On "Movie Star," Harlow ditches his humble persona to rap about enjoying the perks of his then-newfound superstardom: money, women, and designer clothes. "Can't imagine being you, ooh, I'd hate to be it / I'm done fakin' humble, actin' like I ain't conceited / 'Cause, b—, I am conceited," he declares on the track produced by the legendary Pharrell Williams, a true indicator that an artist has made it in the music industry.
After Williams adds some of his flair to the chorus, both stars trade off rhymes in the song's final verse. "But do it jiggle though?" Williams asks. Harlow's response? "I feel like the whole damn city know."

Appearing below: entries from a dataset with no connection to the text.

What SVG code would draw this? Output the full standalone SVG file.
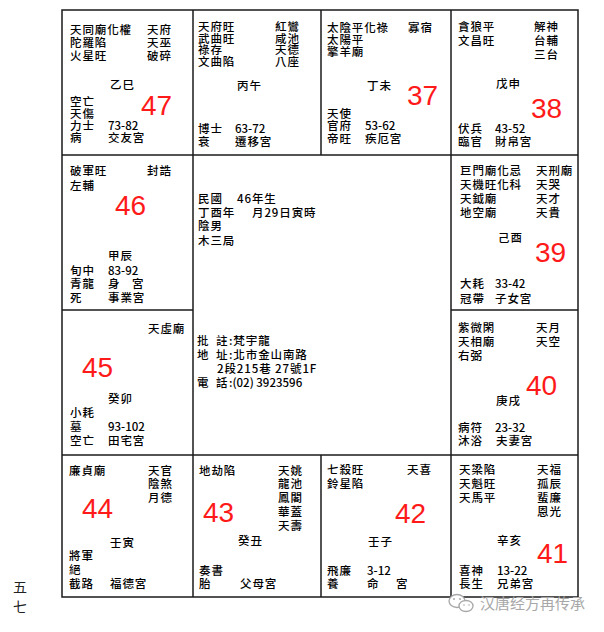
<svg xmlns="http://www.w3.org/2000/svg" width="604" height="632" viewBox="0 0 604 632">
<style>
.t{font-family:"Noto Sans CJK TC","Noto Sans CJK SC",sans-serif;font-size:11.5px;font-weight:500;letter-spacing:0.9px;fill:#000}
.d{letter-spacing:0}
.n{font-family:"Liberation Sans",Arial,sans-serif;font-size:28px;fill:#ff1a1a}
.g{stroke:#1a1a1a;stroke-width:1.5;fill:none}
.wm{font-family:"Noto Sans CJK SC",sans-serif;font-size:15px;fill:#a8a8a8}
.pg{font-family:"Noto Sans CJK TC",sans-serif;font-size:14px;fill:#222}
</style>
<rect width="604" height="632" fill="#fff"/>
<g id="connectors" class="g">
<rect x="62" y="10" width="516" height="587"/>
<line x1="62" y1="155" x2="578" y2="155"/>
<line x1="62" y1="455" x2="578" y2="455"/>
<line x1="62" y1="310" x2="193" y2="310"/>
<line x1="451" y1="310" x2="578" y2="310"/>
<line x1="193" y1="10" x2="193" y2="597"/>
<line x1="451" y1="10" x2="451" y2="597"/>
<line x1="321" y1="10" x2="321" y2="155"/>
<line x1="321" y1="455" x2="321" y2="597"/>
</g>
<g id="p-si">
<text class="t"><tspan x="70" y="34">天同廟化權</tspan><tspan x="70" y="47">陀羅陷</tspan><tspan x="70" y="60">火星旺</tspan></text>
<text class="t"><tspan x="147" y="34">天府</tspan><tspan x="147" y="47">天巫</tspan><tspan x="147" y="60">破碎</tspan></text>
<text class="t" x="110" y="89">乙巳</text>
<text class="t"><tspan x="70" y="106">空亡</tspan><tspan x="70" y="118">天傷</tspan><tspan x="70" y="130">力士</tspan><tspan x="70" y="142">病</tspan></text>
<text class="t"><tspan class="d" x="108" y="130">73-82</tspan><tspan x="108" y="142">交友宮</tspan></text>
<text class="n" x="141" y="115">47</text>
</g>
<g id="p-wu">
<text class="t"><tspan x="198" y="31">天府旺</tspan><tspan x="198" y="42.5">武曲旺</tspan><tspan x="198" y="54">祿存</tspan><tspan x="198" y="65.5">文曲陷</tspan></text>
<text class="t"><tspan x="275" y="31">紅鸞</tspan><tspan x="275" y="42.5">咸池</tspan><tspan x="275" y="54">天德</tspan><tspan x="275" y="65.5">八座</tspan></text>
<text class="t" x="237" y="90">丙午</text>
<text class="t"><tspan x="198" y="133">博士</tspan><tspan x="198" y="146">衰</tspan></text>
<text class="t"><tspan class="d" x="235" y="133">63-72</tspan><tspan x="235" y="146">遷移宮</tspan></text>
</g>
<g id="p-wei">
<text class="t"><tspan x="327" y="32">太陰平化祿</tspan><tspan x="327" y="44">太陽平</tspan><tspan x="327" y="56">擎羊廟</tspan></text>
<text class="t" x="408" y="32">寡宿</text>
<text class="t" x="367" y="90">丁未</text>
<text class="t"><tspan x="327" y="118">天使</tspan><tspan x="327" y="130">官府</tspan><tspan x="327" y="143">帝旺</tspan></text>
<text class="t"><tspan class="d" x="365" y="130">53-62</tspan><tspan x="365" y="143">疾厄宮</tspan></text>
<text class="n" x="407" y="105">37</text>
</g>
<g id="p-shen">
<text class="t"><tspan x="458" y="31">貪狼平</tspan><tspan x="458" y="45">文昌旺</tspan></text>
<text class="t"><tspan x="534" y="31">解神</tspan><tspan x="534" y="45">台輔</tspan><tspan x="534" y="59">三台</tspan></text>
<text class="t" x="496" y="88">戊申</text>
<text class="t"><tspan x="458" y="133">伏兵</tspan><tspan x="458" y="146">臨官</tspan></text>
<text class="t"><tspan class="d" x="495" y="133">43-52</tspan><tspan x="495" y="146">財帛宮</tspan></text>
<text class="n" x="531" y="118">38</text>
</g>
<g id="p-chen">
<text class="t"><tspan x="70" y="175">破軍旺</tspan><tspan x="70" y="190">左輔</tspan></text>
<text class="t" x="147" y="175">封誥</text>
<text class="n" x="115" y="215">46</text>
<text class="t" x="108" y="260">甲辰</text>
<text class="t"><tspan x="70" y="275">旬中</tspan><tspan x="70" y="288">青龍</tspan><tspan x="70" y="302">死</tspan></text>
<text class="t"><tspan class="d" x="108" y="275">83-92</tspan><tspan x="108" y="288">身</tspan><tspan x="132" y="288">宮</tspan><tspan x="108" y="302">事業宮</tspan></text>
</g>
<g id="center">
<text class="t"><tspan x="198" y="203">民國</tspan><tspan x="237" y="203">46年生</tspan></text>
<text class="t"><tspan x="198" y="217">丁酉年</tspan><tspan x="252" y="217">月29日寅時</tspan></text>
<text class="t" x="198" y="230">陰男</text>
<text class="t" x="198" y="245">木三局</text>
<text class="t"><tspan x="197" y="345">批</tspan><tspan x="216" y="345">註</tspan><tspan x="229" y="345">:梵宇龍</tspan></text>
<text class="t"><tspan x="197" y="359">地</tspan><tspan x="216" y="359">址</tspan><tspan x="229" y="359">:北市金山南路</tspan></text>
<text class="t" x="217" y="373">2段215巷 27號1F</text>
<text class="t"><tspan x="197" y="387">電</tspan><tspan x="216" y="387">話</tspan><tspan class="d" x="229" y="387">:(02) 3923596</tspan></text>
</g>
<g id="p-you">
<text class="t"><tspan x="460" y="175">巨門廟化忌</tspan><tspan x="460" y="189">天機旺化科</tspan><tspan x="460" y="203">天鉞廟</tspan><tspan x="460" y="217">地空廟</tspan></text>
<text class="t"><tspan x="536" y="175">天刑廟</tspan><tspan x="536" y="189">天哭</tspan><tspan x="536" y="203">天才</tspan><tspan x="536" y="217">天貴</tspan></text>
<text class="t" x="498" y="242">己酉</text>
<text class="n" x="535" y="262">39</text>
<text class="t"><tspan x="460" y="288">大耗</tspan><tspan x="460" y="303">冠帶</tspan></text>
<text class="t"><tspan class="d" x="495" y="288">33-42</tspan><tspan x="495" y="303">子女宮</tspan></text>
</g>
<g id="p-mao">
<text class="t" x="148" y="333">天虛廟</text>
<text class="n" x="82" y="377">45</text>
<text class="t" x="108" y="403">癸卯</text>
<text class="t"><tspan x="70" y="417">小耗</tspan><tspan x="70" y="431">墓</tspan><tspan x="70" y="445">空亡</tspan></text>
<text class="t"><tspan class="d" x="108" y="431">93-102</tspan><tspan x="108" y="445">田宅宮</tspan></text>
</g>
<g id="p-xu">
<text class="t"><tspan x="458" y="332">紫微閑</tspan><tspan x="458" y="346">天相廟</tspan><tspan x="458" y="360">右弼</tspan></text>
<text class="t"><tspan x="536" y="332">天月</tspan><tspan x="536" y="346">天空</tspan></text>
<text class="n" x="526" y="395">40</text>
<text class="t" x="496" y="405">庚戌</text>
<text class="t"><tspan x="458" y="432">病符</tspan><tspan x="458" y="445">沐浴</tspan></text>
<text class="t"><tspan class="d" x="495" y="432">23-32</tspan><tspan x="496" y="445">夫妻宮</tspan></text>
</g>
<g id="p-yin">
<text class="t" x="69" y="475">廉貞廟</text>
<text class="t"><tspan x="148" y="475">天官</tspan><tspan x="148" y="488">陰煞</tspan><tspan x="148" y="502">月德</tspan></text>
<text class="n" x="82" y="518">44</text>
<text class="t" x="110" y="547">壬寅</text>
<text class="t"><tspan x="69" y="560">將軍</tspan><tspan x="69" y="574">絕</tspan><tspan x="69" y="588">截路</tspan></text>
<text class="t" x="110" y="588">福德宮</text>
</g>
<g id="p-chou">
<text class="t" x="199" y="475">地劫陷</text>
<text class="t"><tspan x="278" y="475">天姚</tspan><tspan x="278" y="488">龍池</tspan><tspan x="278" y="502">鳳閣</tspan><tspan x="278" y="516">華蓋</tspan><tspan x="278" y="530">天壽</tspan></text>
<text class="n" x="203" y="522">43</text>
<text class="t" x="238" y="545">癸丑</text>
<text class="t"><tspan x="199" y="575">奏書</tspan><tspan x="199" y="588">胎</tspan></text>
<text class="t" x="240" y="588">父母宮</text>
</g>
<g id="p-zi">
<text class="t"><tspan x="327" y="474">七殺旺</tspan><tspan x="327" y="488">鈴星陷</tspan></text>
<text class="t" x="407" y="474">天喜</text>
<text class="n" x="395" y="523">42</text>
<text class="t" x="368" y="546">壬子</text>
<text class="t"><tspan x="327" y="575">飛廉</tspan><tspan x="327" y="588">養</tspan></text>
<text class="t"><tspan class="d" x="367" y="575">3-12</tspan><tspan x="367" y="588">命</tspan><tspan x="396" y="588">宮</tspan></text>
</g>
<g id="p-hai">
<text class="t"><tspan x="459" y="474">天梁陷</tspan><tspan x="459" y="488">天魁旺</tspan><tspan x="459" y="502">天馬平</tspan></text>
<text class="t"><tspan x="537" y="474">天福</tspan><tspan x="537" y="488">孤辰</tspan><tspan x="537" y="502">蜚廉</tspan><tspan x="537" y="516">恩光</tspan></text>
<text class="t" x="497" y="545">辛亥</text>
<text class="n" x="537" y="563">41</text>
<text class="t"><tspan x="459" y="575">喜神</tspan><tspan x="459" y="588">長生</tspan></text>
<text class="t"><tspan class="d" x="497" y="575">13-22</tspan><tspan x="497" y="588">兄弟宮</tspan></text>
</g>
<g id="page-number">
<text class="pg" x="13" y="592">五</text>
<text class="pg" x="13" y="612">七</text>
</g>
<g id="watermark">
<ellipse cx="457" cy="601" rx="8" ry="6.5" fill="#fff" stroke="#a8a8a8" stroke-width="1.3"/>
<ellipse cx="466" cy="606" rx="7" ry="5.5" fill="#fff" stroke="#a8a8a8" stroke-width="1.3"/>
<circle cx="454" cy="599" r="1" fill="#a8a8a8"/><circle cx="460" cy="599" r="1" fill="#a8a8a8"/>
<circle cx="464" cy="605" r="0.8" fill="#a8a8a8"/><circle cx="469" cy="605" r="0.8" fill="#a8a8a8"/>
<text class="wm" x="480" y="609">汉唐经方再传承</text>
</g>
</svg>
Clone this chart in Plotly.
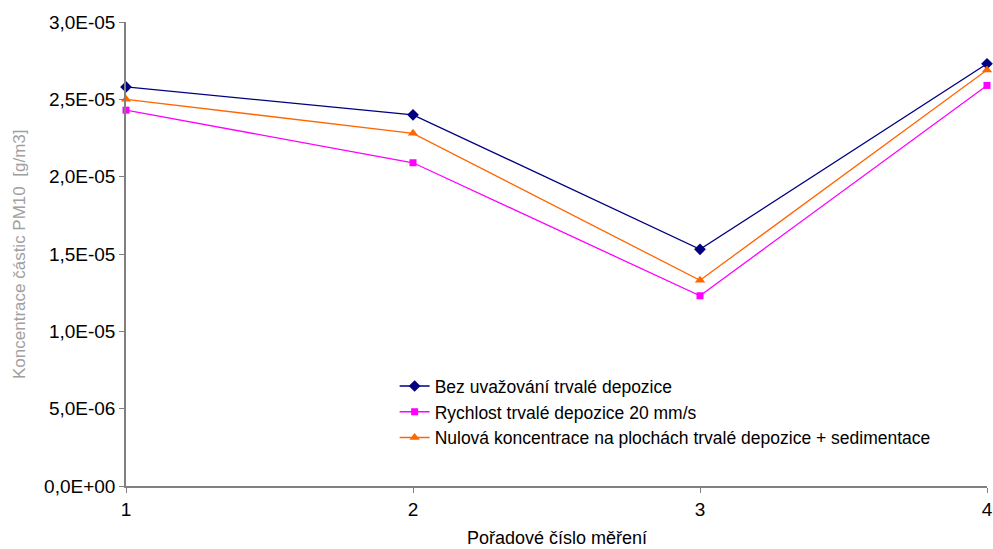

Justin Timberlake — "Parent Trap"
The dark side of fame theme resurfaces in "Parent Trap," a collaboration with Justin Timberlake, who lends his signature southern drawl to the chorus. "Every sky can't be blue/ It's hard to see when you're walkin' in the grey/ So many flights, look at how the time flew," he sings.
Though it may not quite measure up to Harlow's top-tier duet with Drake on "Churchill Downs," which tackles similar subject matter, the collab is a fitting one — Harlow referenced NSYNC in "Tyler Herro" just two years prior.
Eminem and Cordae — "Killer" (Remix)
In late 2020, Harlow told GQ that he "grew up listening to Eminem" and idolized him, so it must have been surreal and full-circle when he got to join forces with the 15-time GRAMMY-winning rapper a mere six months later.
Rising to the challenge, Harlow holds his own alongside Em and then-fellow newcomer Cordae, demonstrating strong lyrical wordplay — particularly with lines like "I'm eatin' pizza in Little Italy, damn, I used to hit Caesars."
Even alongside his biggest heroes, Harlow has proven his natural ability to command attention — and though it's just him on the mic on Jackman, he seems poised and ready to see who's next.